• _TO BE DONE_
Find the lines of data that contain the string "Apache", then list them.

• _MATERIAL SUPPLIED_
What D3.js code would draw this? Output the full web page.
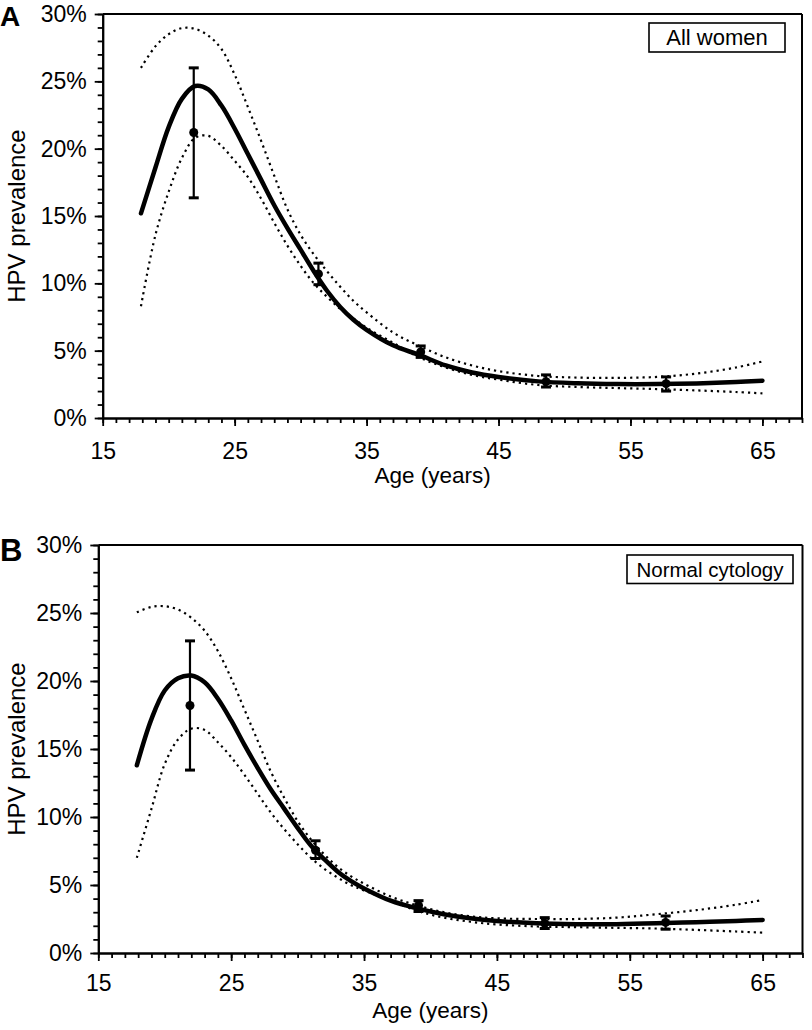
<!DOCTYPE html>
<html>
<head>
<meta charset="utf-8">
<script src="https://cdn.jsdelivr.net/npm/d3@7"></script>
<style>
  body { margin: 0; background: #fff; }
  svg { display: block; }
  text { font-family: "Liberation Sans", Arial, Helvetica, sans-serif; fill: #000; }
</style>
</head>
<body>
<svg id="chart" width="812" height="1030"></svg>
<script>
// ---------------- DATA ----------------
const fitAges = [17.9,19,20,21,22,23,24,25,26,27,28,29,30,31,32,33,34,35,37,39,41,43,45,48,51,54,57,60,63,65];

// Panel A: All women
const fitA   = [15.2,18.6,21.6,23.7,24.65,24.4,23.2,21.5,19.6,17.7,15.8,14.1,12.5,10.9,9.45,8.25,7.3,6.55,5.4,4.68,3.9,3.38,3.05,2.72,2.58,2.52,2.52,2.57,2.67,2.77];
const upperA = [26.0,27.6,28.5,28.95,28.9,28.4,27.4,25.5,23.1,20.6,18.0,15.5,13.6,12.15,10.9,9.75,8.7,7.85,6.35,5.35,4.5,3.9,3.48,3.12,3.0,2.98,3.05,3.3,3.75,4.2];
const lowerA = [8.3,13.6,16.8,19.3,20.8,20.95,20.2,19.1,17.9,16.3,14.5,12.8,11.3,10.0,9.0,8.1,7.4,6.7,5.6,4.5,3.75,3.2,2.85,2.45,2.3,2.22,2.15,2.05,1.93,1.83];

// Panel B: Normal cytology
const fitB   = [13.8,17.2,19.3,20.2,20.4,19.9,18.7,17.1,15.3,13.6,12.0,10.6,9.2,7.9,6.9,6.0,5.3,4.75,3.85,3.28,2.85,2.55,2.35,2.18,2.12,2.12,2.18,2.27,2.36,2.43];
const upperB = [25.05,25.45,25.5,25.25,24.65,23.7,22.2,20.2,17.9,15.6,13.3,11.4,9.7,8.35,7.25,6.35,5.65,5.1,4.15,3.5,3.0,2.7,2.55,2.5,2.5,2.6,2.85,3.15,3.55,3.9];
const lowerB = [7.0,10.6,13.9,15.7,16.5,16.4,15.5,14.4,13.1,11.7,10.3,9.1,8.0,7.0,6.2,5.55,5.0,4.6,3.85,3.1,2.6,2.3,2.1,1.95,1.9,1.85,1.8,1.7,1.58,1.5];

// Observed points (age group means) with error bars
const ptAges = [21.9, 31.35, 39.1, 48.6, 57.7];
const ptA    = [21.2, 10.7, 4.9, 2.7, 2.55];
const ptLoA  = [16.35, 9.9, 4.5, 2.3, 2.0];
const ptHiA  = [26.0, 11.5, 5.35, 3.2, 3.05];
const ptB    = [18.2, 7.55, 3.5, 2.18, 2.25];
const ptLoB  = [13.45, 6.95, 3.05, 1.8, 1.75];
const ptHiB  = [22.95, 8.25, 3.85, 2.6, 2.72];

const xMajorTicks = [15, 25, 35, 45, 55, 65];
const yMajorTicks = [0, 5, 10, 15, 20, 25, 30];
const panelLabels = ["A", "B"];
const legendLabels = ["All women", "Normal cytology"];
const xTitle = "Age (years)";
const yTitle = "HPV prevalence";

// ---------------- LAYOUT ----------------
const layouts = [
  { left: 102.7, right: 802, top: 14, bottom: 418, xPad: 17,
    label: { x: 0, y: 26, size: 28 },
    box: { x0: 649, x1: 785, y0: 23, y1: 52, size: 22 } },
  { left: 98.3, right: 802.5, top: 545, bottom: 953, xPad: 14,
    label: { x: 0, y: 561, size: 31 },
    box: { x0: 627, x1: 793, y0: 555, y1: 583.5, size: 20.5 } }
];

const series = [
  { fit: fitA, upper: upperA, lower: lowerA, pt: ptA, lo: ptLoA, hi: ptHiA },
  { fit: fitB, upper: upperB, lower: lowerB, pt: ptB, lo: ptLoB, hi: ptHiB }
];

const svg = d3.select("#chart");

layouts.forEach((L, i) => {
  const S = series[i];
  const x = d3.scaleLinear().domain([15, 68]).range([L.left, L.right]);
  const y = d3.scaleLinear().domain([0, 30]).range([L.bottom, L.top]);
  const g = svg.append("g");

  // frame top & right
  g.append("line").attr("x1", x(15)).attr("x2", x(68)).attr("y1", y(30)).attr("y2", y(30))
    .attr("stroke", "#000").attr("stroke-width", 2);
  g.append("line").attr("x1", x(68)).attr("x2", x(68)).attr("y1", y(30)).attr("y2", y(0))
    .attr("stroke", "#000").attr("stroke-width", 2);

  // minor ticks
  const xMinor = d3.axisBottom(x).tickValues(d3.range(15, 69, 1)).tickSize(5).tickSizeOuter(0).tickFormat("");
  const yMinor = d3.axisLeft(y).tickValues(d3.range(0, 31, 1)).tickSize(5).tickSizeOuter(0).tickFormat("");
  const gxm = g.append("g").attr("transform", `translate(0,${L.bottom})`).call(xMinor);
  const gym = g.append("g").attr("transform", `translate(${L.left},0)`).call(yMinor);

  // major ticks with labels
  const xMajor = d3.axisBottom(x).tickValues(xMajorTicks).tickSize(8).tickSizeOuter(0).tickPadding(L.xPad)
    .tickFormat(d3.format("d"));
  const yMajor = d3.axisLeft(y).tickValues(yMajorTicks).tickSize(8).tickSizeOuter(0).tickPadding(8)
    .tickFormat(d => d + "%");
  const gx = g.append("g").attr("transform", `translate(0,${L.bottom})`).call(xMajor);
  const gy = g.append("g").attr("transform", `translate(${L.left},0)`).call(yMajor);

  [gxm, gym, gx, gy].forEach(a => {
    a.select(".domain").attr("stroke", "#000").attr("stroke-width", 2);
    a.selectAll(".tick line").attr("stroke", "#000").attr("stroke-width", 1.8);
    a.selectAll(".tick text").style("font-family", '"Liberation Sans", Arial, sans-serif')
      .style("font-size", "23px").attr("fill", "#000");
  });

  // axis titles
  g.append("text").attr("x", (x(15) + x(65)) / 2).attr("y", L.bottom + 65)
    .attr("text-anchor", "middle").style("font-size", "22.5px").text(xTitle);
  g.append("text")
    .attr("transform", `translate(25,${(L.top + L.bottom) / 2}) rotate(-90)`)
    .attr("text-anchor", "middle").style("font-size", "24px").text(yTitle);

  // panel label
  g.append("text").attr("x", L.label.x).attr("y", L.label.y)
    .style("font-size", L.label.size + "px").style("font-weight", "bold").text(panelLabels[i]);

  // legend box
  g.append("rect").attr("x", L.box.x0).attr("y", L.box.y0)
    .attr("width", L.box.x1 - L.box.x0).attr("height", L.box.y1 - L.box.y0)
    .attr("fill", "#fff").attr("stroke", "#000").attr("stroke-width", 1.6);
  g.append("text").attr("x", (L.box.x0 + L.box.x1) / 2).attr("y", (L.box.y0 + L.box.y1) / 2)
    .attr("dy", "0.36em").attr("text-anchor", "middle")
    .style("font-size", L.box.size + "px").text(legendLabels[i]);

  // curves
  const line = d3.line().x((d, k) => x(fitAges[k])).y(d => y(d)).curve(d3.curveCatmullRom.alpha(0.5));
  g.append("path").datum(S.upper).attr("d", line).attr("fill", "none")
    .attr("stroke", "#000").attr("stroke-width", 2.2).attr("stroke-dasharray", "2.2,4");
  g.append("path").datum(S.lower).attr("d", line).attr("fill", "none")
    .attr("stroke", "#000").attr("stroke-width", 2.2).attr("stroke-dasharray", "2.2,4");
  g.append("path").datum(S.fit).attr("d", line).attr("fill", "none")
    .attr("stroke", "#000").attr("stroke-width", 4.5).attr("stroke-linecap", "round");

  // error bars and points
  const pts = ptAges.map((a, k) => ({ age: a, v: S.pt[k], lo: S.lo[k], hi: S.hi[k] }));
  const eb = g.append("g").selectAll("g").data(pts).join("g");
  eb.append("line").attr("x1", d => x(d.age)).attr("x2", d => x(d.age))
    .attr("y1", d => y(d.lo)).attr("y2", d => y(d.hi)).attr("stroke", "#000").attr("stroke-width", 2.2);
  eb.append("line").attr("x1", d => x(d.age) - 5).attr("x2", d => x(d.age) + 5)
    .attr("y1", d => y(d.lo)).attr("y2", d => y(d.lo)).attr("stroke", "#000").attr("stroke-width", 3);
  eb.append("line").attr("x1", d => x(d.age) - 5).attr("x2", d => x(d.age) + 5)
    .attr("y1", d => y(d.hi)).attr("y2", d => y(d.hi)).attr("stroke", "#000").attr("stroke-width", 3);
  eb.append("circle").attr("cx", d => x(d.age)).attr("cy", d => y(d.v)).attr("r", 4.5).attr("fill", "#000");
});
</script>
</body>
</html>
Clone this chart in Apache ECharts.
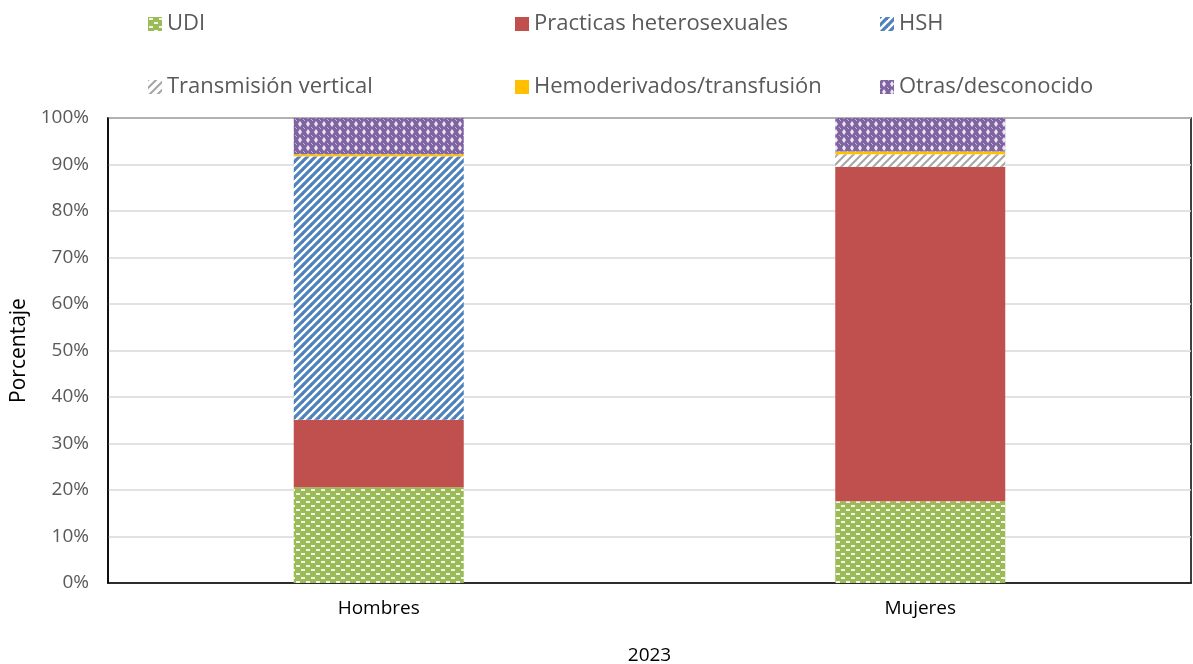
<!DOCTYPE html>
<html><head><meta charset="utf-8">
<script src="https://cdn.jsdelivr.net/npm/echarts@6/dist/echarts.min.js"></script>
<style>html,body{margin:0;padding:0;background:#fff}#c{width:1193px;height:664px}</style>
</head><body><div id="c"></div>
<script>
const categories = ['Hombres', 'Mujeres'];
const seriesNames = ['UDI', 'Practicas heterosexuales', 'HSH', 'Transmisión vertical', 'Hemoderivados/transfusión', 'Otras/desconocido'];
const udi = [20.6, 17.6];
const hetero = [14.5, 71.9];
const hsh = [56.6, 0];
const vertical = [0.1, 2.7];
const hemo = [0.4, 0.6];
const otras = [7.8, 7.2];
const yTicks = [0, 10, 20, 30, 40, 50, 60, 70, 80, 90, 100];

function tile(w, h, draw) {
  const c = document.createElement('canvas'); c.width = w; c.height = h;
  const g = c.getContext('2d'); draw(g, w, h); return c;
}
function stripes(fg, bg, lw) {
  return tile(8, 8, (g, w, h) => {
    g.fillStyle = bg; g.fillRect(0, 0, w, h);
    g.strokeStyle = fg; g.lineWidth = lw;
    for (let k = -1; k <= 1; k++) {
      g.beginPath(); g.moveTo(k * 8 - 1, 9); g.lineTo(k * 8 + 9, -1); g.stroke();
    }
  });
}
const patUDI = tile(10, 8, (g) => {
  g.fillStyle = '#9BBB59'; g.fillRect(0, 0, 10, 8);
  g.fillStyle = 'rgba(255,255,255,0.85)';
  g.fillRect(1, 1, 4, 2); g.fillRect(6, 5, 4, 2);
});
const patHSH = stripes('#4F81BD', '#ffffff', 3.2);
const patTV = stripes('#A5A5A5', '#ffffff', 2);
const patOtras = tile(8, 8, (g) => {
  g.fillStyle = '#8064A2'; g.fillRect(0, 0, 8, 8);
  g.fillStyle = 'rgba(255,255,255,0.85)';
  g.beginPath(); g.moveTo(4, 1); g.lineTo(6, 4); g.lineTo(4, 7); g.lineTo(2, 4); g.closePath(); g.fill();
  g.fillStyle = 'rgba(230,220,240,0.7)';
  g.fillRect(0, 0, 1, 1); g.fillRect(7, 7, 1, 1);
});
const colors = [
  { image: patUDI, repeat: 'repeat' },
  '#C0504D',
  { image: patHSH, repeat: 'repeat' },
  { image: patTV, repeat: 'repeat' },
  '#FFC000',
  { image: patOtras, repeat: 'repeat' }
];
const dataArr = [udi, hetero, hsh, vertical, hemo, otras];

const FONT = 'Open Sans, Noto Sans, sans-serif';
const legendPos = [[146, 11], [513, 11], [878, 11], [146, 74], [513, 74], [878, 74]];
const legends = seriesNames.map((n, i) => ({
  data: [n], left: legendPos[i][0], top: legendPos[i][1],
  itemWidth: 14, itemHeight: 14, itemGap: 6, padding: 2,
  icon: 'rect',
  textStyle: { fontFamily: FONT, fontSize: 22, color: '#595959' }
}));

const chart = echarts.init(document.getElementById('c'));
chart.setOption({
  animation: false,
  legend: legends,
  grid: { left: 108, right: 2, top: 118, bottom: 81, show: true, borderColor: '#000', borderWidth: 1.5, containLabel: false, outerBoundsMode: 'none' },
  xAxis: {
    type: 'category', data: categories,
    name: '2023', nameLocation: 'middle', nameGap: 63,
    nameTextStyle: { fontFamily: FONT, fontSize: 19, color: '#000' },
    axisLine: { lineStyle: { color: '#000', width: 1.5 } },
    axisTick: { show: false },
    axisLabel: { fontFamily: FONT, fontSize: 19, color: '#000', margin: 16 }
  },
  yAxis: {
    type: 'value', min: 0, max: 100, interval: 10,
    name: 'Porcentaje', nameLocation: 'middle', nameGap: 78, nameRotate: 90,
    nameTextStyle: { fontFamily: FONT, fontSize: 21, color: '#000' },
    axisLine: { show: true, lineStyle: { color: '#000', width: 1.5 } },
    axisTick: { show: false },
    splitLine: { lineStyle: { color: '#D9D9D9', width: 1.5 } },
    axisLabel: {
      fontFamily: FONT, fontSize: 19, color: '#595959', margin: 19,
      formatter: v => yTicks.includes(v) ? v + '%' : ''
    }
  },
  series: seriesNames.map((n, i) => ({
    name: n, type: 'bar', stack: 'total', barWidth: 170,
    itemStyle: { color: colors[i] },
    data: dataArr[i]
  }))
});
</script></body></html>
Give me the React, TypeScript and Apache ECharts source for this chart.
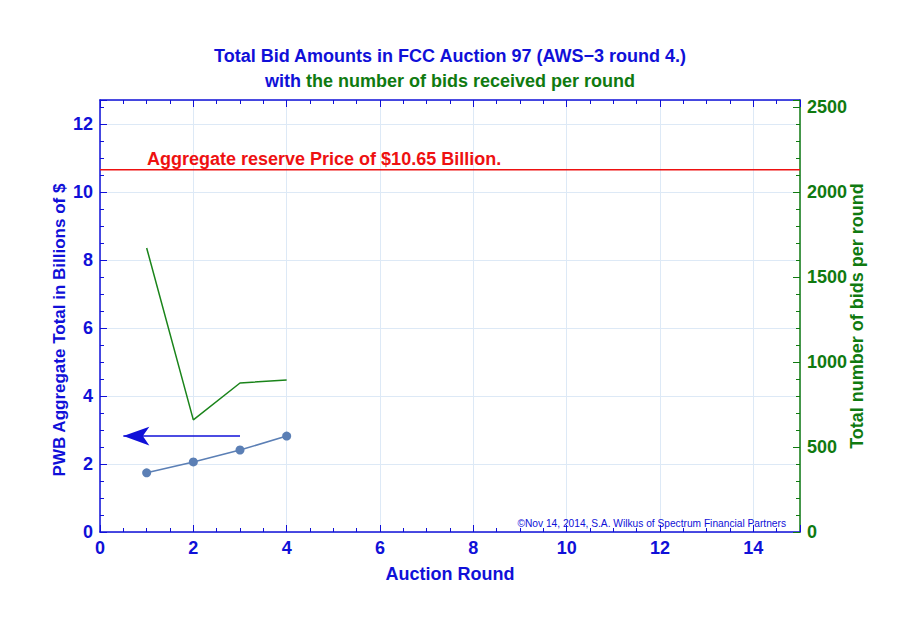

• _TASK ANSWER_
Clone this chart in Apache ECharts.
Give me the React, TypeScript and Apache ECharts source for this chart.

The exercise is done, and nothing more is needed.